**Task to complete**
Lines containing the word "with" are to be located and copied.

Plotting code records:
+ + + + +

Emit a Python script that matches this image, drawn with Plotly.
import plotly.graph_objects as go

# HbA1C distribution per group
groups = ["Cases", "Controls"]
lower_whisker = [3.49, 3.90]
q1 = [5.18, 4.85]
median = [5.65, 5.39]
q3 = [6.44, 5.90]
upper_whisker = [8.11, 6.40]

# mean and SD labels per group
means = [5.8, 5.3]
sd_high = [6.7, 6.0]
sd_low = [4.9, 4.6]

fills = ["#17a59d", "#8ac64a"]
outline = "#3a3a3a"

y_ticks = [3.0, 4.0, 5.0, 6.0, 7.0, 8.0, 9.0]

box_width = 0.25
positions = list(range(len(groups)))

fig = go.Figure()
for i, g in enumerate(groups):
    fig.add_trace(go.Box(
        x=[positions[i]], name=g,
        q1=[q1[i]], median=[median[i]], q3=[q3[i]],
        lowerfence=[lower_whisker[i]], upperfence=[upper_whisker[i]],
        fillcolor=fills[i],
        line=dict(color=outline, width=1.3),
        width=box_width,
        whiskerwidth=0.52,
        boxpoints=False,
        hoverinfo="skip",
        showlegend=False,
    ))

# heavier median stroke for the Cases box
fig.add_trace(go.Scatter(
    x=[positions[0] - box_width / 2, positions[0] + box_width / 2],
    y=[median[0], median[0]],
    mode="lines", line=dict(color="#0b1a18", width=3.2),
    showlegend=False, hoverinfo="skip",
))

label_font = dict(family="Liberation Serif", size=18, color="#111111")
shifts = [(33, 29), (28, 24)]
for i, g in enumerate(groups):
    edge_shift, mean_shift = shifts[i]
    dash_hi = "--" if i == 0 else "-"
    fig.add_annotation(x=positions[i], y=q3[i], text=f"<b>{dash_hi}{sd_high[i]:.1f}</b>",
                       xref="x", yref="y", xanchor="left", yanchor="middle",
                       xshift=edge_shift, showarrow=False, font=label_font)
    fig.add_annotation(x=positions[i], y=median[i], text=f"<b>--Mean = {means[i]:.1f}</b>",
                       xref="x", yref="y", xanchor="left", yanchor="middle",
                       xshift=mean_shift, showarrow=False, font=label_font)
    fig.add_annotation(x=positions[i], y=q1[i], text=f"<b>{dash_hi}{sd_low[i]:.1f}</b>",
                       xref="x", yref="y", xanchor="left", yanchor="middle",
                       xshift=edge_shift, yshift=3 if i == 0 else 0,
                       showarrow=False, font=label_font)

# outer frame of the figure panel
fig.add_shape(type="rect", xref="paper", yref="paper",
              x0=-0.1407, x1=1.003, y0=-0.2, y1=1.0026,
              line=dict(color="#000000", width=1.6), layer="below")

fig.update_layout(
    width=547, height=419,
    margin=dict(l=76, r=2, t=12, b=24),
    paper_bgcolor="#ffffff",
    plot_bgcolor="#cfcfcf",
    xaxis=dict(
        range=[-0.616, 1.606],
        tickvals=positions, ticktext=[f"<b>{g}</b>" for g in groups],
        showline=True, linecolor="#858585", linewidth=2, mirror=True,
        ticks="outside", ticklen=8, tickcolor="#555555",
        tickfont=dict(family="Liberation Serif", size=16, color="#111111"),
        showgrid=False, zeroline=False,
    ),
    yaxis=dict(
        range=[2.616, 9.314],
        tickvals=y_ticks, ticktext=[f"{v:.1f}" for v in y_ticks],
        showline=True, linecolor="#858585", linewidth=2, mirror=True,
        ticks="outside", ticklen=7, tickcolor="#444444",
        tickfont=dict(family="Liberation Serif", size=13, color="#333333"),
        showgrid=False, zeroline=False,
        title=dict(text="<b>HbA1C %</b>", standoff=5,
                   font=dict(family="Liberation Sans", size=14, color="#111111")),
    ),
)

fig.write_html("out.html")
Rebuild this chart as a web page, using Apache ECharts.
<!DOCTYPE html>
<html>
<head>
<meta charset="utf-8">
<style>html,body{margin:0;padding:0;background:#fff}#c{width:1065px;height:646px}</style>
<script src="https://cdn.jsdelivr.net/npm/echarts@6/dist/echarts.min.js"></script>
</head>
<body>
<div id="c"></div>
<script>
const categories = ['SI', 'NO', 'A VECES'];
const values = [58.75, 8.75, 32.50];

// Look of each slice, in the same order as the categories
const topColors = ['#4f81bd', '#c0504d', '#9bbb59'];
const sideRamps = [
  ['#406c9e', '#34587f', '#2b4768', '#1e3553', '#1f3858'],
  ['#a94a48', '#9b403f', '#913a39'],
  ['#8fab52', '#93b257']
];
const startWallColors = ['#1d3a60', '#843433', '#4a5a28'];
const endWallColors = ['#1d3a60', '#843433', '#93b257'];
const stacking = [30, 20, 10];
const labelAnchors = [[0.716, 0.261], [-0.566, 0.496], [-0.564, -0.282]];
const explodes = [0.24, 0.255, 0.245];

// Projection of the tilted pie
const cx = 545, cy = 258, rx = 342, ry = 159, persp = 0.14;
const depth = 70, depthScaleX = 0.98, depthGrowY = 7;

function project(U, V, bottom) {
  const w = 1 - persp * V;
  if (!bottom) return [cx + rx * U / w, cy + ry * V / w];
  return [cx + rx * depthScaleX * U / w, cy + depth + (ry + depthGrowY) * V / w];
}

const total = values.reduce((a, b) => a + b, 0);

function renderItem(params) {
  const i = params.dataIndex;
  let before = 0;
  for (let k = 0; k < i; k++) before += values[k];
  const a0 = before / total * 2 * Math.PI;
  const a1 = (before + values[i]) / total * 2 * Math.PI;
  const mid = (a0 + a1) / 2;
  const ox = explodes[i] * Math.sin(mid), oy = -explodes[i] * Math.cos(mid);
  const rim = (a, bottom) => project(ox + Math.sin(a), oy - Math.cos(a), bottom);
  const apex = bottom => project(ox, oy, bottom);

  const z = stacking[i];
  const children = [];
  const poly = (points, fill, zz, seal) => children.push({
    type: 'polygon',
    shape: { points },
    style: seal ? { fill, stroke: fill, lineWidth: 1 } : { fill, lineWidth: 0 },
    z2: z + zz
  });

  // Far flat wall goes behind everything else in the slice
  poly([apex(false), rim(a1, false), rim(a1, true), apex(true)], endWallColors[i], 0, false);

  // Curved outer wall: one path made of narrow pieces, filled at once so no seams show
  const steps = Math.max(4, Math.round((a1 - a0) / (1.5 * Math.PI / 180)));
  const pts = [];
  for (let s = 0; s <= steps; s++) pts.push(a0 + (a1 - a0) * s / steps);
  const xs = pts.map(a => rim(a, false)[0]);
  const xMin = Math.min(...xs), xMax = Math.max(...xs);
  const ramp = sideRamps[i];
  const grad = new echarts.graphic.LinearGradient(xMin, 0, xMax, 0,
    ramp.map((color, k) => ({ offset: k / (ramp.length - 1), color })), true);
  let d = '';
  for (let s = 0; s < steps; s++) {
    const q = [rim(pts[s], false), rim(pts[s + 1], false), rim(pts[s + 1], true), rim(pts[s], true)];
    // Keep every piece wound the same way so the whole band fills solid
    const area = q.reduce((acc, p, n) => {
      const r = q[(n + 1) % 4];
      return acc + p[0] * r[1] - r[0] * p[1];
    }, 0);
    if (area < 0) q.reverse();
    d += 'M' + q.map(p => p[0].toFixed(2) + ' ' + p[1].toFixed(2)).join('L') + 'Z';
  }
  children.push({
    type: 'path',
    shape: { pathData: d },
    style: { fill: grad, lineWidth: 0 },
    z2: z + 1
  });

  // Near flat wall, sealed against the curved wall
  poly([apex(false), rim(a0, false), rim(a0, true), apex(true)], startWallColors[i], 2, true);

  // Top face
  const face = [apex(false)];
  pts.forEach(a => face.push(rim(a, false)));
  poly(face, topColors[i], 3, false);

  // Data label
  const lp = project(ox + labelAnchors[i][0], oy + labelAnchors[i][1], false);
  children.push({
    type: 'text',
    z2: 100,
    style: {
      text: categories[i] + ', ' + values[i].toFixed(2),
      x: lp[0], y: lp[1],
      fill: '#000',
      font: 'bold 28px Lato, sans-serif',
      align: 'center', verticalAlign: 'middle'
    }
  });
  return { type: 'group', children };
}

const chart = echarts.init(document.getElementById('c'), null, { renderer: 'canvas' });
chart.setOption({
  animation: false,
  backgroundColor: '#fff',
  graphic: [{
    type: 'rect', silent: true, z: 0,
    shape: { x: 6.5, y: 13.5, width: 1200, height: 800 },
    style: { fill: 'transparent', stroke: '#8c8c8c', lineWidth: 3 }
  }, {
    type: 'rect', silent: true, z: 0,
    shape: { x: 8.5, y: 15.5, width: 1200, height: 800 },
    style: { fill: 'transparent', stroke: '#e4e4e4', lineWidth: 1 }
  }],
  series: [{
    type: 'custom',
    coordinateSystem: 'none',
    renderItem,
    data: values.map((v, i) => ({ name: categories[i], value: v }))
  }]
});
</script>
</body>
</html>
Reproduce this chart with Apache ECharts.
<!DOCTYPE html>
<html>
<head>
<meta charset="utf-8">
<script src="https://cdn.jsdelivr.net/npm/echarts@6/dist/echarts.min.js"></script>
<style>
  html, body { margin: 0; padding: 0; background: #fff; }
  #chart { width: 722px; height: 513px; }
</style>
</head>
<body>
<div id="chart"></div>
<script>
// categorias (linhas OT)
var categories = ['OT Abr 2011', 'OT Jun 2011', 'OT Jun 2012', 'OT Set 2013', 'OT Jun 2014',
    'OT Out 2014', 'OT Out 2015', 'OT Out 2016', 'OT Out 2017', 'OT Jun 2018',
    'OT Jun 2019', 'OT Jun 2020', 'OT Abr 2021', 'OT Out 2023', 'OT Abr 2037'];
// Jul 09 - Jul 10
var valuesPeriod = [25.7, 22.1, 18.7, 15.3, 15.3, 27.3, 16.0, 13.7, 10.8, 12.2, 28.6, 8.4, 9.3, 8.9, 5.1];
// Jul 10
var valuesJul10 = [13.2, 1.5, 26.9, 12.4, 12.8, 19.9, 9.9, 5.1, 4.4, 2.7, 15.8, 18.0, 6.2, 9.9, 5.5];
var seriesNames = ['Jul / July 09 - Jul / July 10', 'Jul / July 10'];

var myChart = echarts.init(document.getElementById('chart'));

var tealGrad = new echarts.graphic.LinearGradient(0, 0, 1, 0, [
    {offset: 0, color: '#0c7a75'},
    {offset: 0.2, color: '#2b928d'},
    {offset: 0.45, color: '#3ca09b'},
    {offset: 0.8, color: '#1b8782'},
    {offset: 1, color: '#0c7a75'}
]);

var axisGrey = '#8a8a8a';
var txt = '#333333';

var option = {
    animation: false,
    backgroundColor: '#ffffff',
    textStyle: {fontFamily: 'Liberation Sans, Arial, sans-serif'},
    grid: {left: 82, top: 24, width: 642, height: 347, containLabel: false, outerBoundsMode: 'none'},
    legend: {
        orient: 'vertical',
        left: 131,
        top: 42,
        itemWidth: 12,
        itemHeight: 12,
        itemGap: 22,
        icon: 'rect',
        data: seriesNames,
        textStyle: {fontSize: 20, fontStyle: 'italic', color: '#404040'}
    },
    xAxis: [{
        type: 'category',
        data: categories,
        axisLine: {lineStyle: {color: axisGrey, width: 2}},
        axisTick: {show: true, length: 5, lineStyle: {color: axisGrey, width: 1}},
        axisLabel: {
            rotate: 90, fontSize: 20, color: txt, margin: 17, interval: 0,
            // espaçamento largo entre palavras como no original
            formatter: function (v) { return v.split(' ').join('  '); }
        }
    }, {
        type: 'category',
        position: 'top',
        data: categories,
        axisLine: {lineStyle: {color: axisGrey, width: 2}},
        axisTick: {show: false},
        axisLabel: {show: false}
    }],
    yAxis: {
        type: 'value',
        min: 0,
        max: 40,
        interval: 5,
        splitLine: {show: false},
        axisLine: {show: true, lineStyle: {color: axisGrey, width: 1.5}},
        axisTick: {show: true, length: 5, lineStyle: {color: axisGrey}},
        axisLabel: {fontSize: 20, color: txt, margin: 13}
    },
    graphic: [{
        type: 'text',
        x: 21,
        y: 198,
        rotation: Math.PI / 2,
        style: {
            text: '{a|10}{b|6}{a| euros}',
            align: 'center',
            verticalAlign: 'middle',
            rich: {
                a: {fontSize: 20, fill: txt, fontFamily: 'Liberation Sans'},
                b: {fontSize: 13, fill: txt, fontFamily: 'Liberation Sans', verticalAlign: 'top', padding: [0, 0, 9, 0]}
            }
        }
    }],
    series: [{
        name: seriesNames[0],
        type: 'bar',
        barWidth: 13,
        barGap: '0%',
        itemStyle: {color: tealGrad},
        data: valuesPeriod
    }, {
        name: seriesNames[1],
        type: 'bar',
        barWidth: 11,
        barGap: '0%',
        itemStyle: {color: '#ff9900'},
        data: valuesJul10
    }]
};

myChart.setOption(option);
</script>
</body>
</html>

+ + + + +

**The completed task**
Emit a Python script that matches this image, drawn with Plotly.
Reproduce this chart with Apache ECharts.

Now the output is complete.